B&W,  Boulevards,  Cities,  Daily photo,  Oslo,  People

Downtown Pulse

This photograph captures the rhythm of a city centre street, a place where architecture and human movement converge. The composition is anchored by the façades: the mix of brick and ornate plasterwork recalls different eras of urban growth, while the signage and shopfronts bring the scene firmly into the present. The café on the left introduces a quieter layer — seated figures just visible through the glass — while pedestrians animate the open space in the middle ground.

Technically, the exposure holds balance across the tonal range. The overcast light provides a diffuse softness, avoiding hard shadows and allowing the details in both masonry and pavement to remain legible. The choice of black and white strips the scene of distraction, giving emphasis to form, contrast, and the density of people across the frame. Depth is controlled through perspective: the lines of the pavement and the buildings naturally lead the eye deeper into the image, toward the church tower faintly visible in the distance.

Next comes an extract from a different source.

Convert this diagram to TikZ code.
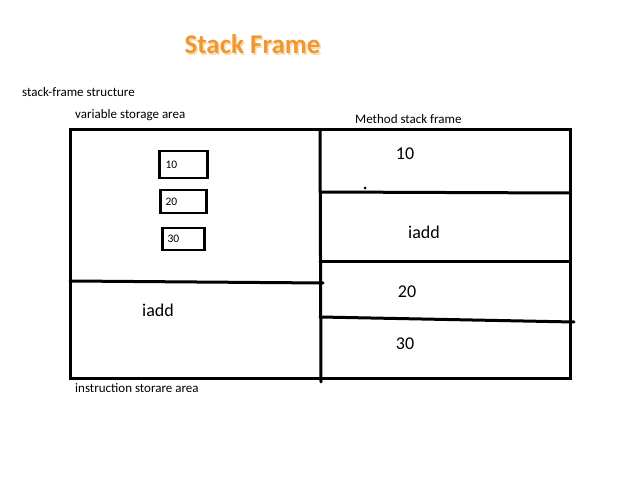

The photograph is not about a single subject but about collective presence. People cross paths without interacting, each absorbed in their own trajectory. This multiplicity of movement embodies what gives a city its pulse — the simultaneous coexistence of individual routines within a shared public stage.

What holds the image together is precisely this layering: static architecture, transitional crowds, fleeting gestures. The result is not dramatic but steady, a faithful rendering of the city as lived space rather than staged spectacle.